Task directions >>
Nothing outside the range from the line with "Convert this chart to Apache ECharts code." to the line with "const yTicks = [-0.10, -0.05, 0.00, 0.05, 0.10];" belongs in the copy, and no pictures do either; repeat that range exactly.

Records for processing >>
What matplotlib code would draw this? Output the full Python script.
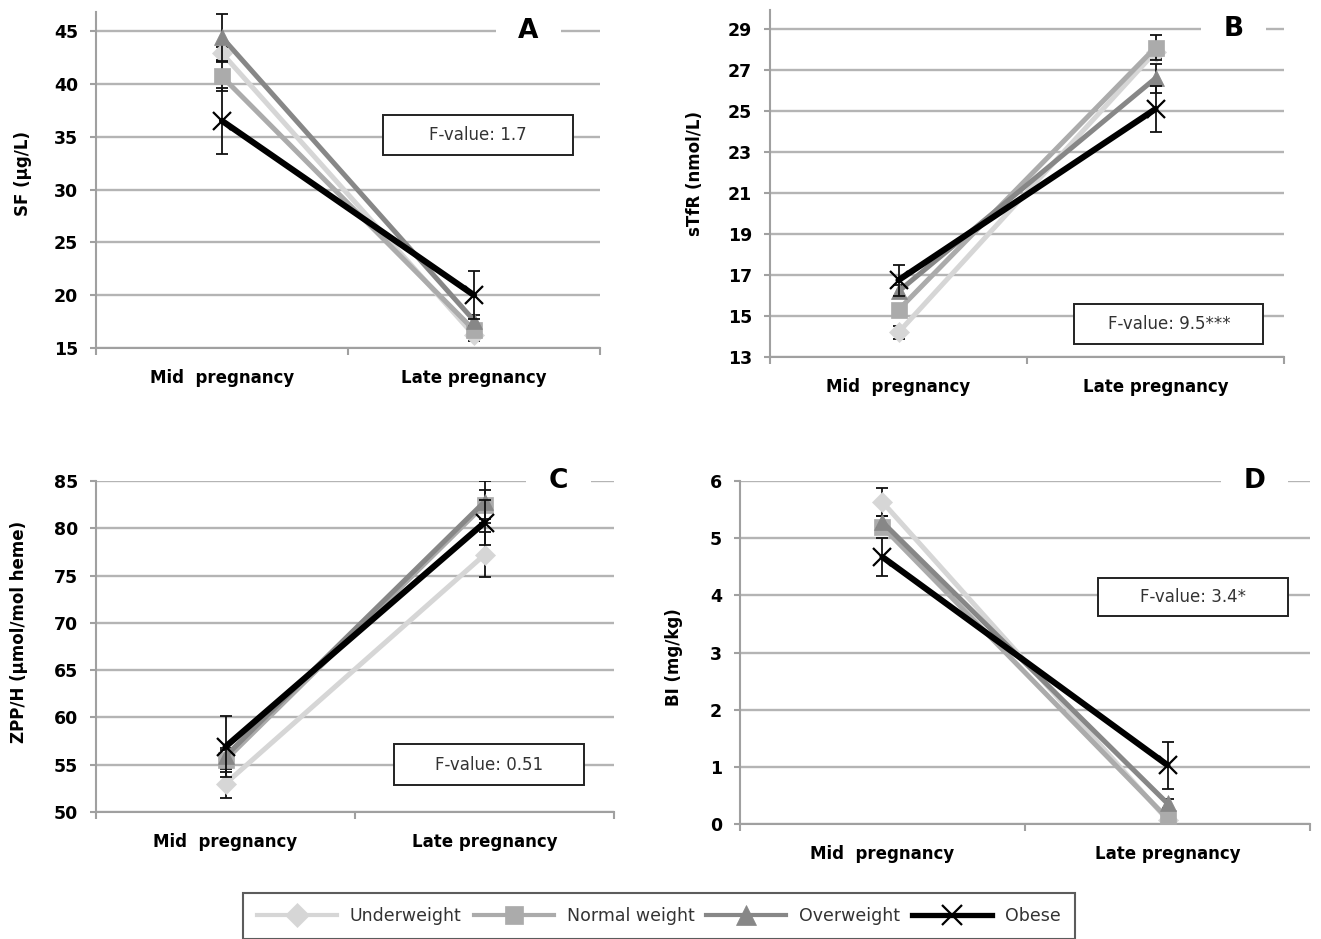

...

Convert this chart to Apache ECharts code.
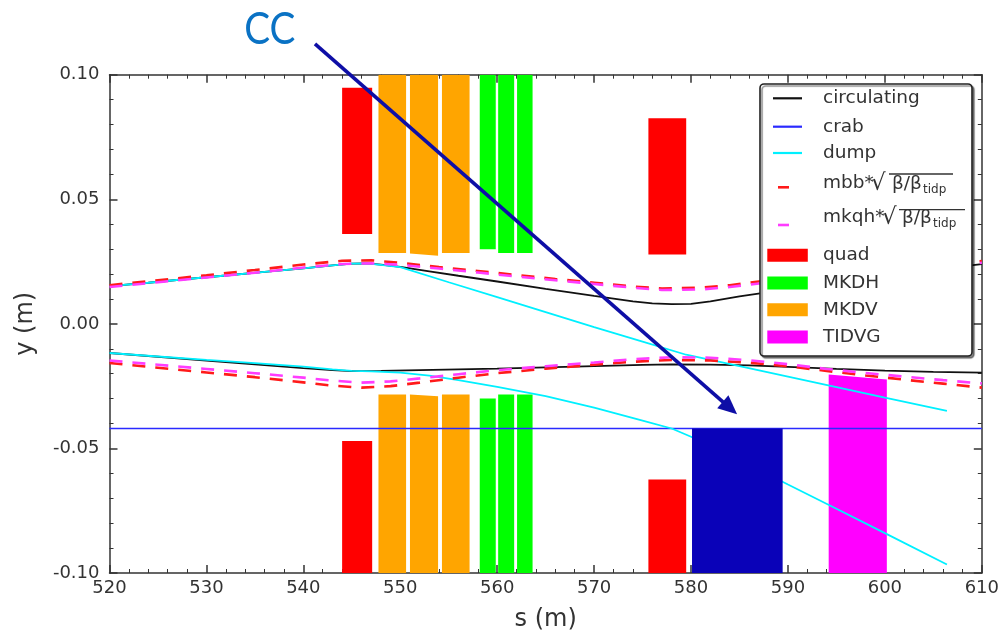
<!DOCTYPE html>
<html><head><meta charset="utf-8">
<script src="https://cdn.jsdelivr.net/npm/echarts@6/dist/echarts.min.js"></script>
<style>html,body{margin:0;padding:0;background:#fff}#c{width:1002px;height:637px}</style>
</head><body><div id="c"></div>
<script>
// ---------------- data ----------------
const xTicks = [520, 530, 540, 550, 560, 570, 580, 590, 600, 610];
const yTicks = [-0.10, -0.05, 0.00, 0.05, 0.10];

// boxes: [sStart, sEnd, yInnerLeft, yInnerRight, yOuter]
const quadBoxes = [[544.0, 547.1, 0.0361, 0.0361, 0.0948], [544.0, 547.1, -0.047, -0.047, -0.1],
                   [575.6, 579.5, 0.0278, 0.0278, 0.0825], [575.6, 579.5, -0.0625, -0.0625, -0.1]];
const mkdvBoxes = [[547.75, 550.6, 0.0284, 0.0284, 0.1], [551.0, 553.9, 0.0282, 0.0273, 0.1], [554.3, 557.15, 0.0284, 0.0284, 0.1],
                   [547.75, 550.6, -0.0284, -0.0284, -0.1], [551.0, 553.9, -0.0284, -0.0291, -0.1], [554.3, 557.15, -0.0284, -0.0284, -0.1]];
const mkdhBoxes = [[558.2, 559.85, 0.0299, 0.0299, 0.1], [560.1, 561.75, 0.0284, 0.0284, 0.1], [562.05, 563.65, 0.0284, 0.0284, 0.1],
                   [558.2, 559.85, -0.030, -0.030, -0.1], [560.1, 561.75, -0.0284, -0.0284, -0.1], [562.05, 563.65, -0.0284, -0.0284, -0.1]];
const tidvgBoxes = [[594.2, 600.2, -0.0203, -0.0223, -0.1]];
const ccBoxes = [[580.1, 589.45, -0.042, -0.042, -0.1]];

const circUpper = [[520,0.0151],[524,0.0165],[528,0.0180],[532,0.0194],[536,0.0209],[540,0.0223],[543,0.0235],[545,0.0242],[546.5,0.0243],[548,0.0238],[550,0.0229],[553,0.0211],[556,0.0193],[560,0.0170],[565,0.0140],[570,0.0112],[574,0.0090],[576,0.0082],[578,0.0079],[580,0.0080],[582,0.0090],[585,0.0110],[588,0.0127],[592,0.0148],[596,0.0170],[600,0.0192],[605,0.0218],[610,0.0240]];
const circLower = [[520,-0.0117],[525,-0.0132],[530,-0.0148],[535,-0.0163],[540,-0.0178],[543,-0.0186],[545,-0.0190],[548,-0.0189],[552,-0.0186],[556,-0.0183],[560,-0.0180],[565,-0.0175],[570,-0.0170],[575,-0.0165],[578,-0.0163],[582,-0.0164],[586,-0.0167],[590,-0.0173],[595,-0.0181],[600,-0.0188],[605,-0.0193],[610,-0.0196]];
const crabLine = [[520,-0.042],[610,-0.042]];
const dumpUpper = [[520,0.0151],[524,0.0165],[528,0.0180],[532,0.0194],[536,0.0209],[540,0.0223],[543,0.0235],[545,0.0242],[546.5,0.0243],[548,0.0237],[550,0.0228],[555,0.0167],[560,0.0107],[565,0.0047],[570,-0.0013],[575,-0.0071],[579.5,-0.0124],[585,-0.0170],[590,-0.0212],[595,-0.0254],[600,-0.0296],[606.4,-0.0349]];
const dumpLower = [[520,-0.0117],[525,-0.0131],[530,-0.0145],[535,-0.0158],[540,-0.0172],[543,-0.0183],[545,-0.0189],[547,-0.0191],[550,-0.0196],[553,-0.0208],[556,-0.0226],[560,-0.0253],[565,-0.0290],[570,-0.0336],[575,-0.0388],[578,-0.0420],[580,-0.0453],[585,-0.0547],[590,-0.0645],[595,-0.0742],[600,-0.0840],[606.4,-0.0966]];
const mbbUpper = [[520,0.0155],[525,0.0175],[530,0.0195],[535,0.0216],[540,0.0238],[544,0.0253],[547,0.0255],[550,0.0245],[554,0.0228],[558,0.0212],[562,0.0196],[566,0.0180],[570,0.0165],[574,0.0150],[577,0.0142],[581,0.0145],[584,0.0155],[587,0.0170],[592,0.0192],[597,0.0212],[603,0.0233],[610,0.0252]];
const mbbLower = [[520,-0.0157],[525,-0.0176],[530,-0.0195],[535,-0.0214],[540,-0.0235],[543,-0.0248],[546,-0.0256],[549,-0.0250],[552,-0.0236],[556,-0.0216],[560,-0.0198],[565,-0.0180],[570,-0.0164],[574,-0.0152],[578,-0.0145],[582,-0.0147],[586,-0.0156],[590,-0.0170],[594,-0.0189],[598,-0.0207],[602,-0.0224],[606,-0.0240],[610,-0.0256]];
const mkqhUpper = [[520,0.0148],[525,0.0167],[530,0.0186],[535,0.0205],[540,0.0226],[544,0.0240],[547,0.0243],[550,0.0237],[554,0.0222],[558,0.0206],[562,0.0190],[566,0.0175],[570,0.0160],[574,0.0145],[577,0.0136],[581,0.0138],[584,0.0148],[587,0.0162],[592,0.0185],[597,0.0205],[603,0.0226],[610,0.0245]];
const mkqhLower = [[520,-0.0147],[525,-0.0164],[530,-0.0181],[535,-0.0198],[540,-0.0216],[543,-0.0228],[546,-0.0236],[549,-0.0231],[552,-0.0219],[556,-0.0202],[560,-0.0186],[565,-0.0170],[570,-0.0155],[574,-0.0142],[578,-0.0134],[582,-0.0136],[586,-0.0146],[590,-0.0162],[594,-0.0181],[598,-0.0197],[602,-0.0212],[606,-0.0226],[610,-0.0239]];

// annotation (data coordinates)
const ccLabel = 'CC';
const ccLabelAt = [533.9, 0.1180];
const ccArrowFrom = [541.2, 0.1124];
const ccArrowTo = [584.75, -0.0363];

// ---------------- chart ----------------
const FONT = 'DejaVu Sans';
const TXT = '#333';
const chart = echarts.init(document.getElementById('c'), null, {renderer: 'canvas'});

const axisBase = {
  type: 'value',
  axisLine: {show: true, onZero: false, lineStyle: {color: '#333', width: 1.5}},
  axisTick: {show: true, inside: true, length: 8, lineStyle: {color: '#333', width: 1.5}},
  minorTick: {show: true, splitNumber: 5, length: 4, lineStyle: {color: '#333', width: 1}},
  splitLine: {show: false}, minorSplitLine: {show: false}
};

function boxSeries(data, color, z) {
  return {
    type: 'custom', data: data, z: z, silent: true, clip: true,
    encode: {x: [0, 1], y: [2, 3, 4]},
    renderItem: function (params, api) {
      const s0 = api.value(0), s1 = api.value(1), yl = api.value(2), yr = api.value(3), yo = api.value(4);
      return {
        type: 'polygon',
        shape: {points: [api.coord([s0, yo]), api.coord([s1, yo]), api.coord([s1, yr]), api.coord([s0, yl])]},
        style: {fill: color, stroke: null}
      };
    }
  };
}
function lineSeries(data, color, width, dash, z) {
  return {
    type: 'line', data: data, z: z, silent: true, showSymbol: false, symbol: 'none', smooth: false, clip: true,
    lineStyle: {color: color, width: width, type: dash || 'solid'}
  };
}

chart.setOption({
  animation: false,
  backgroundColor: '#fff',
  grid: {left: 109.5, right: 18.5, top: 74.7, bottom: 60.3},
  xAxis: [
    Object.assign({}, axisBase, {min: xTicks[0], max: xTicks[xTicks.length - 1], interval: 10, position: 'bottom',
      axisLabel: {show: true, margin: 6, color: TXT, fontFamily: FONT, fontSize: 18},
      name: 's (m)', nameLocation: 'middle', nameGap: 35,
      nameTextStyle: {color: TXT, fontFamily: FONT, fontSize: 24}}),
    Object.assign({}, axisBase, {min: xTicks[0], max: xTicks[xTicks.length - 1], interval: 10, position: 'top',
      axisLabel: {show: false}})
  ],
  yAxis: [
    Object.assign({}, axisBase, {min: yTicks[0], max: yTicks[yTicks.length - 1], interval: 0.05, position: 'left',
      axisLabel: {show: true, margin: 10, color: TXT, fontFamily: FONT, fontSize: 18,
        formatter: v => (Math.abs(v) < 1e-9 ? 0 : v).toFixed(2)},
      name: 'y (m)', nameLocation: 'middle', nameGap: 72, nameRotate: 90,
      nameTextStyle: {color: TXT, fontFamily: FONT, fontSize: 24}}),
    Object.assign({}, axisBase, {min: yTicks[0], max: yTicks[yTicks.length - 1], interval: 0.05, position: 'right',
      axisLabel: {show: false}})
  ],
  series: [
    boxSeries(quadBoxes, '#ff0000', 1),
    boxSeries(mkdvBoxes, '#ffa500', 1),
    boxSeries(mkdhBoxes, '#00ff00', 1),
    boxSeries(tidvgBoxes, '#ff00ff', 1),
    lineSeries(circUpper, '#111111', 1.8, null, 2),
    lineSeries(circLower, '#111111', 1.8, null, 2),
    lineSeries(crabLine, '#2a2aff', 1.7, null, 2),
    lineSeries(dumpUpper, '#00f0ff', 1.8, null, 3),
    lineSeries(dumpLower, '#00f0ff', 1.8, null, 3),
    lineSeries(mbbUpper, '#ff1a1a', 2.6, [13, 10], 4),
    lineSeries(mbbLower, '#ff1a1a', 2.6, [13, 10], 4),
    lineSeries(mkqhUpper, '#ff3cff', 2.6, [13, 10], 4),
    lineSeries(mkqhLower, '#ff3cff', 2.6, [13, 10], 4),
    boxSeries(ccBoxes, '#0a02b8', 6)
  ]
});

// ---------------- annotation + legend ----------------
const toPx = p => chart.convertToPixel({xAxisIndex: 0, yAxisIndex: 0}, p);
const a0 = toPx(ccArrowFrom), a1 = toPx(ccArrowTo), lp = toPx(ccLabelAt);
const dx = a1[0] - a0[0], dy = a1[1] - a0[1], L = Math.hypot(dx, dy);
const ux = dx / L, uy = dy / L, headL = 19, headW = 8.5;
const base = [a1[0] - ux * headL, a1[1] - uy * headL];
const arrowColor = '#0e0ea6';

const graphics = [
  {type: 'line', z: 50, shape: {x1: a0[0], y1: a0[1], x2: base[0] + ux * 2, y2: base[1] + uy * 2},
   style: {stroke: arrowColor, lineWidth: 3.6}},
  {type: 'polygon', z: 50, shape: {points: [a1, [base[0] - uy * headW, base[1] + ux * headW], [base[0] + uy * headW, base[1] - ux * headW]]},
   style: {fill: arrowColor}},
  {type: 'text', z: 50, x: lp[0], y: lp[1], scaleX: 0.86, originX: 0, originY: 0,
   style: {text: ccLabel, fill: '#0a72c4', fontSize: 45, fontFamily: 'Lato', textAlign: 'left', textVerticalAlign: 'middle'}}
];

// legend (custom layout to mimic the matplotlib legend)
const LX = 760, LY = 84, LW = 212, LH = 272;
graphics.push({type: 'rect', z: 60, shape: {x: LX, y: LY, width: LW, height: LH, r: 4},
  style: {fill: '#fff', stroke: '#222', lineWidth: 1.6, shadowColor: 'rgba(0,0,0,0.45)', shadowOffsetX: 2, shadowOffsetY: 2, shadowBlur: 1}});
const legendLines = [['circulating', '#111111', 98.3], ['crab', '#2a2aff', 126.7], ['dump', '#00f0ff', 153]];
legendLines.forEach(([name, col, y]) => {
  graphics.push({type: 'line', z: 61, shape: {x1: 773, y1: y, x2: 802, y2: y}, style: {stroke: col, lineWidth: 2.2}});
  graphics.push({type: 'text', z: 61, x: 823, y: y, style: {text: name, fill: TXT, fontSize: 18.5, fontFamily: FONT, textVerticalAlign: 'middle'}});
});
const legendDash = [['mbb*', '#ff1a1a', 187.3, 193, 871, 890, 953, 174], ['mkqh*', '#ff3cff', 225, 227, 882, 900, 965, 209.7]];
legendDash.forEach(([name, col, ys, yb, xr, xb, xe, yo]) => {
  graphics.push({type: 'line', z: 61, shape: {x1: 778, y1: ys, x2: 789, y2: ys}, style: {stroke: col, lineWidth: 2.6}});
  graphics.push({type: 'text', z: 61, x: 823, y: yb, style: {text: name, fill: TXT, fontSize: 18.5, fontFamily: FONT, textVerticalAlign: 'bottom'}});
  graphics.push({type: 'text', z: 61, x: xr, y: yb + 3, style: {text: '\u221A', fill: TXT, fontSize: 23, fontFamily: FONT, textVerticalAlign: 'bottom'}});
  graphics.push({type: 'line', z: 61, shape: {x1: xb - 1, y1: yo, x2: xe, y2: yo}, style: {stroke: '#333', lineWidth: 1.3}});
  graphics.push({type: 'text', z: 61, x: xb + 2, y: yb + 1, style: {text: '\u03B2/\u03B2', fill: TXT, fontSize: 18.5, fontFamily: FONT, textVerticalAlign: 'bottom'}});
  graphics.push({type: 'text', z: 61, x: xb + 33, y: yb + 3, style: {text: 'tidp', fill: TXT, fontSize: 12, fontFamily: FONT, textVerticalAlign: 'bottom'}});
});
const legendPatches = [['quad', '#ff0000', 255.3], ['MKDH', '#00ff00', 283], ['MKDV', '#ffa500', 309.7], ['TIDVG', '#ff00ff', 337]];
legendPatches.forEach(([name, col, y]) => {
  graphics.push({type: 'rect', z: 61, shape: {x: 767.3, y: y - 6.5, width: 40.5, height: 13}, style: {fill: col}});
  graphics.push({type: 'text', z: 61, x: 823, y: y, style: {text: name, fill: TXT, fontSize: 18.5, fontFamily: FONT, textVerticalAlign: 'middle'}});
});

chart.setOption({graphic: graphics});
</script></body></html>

Output for this exercise >>
Convert this chart to Apache ECharts code.
<!DOCTYPE html>
<html><head><meta charset="utf-8">
<script src="https://cdn.jsdelivr.net/npm/echarts@6/dist/echarts.min.js"></script>
<style>html,body{margin:0;padding:0;background:#fff}#c{width:1002px;height:637px}</style>
</head><body><div id="c"></div>
<script>
// ---------------- data ----------------
const xTicks = [520, 530, 540, 550, 560, 570, 580, 590, 600, 610];
const yTicks = [-0.10, -0.05, 0.00, 0.05, 0.10];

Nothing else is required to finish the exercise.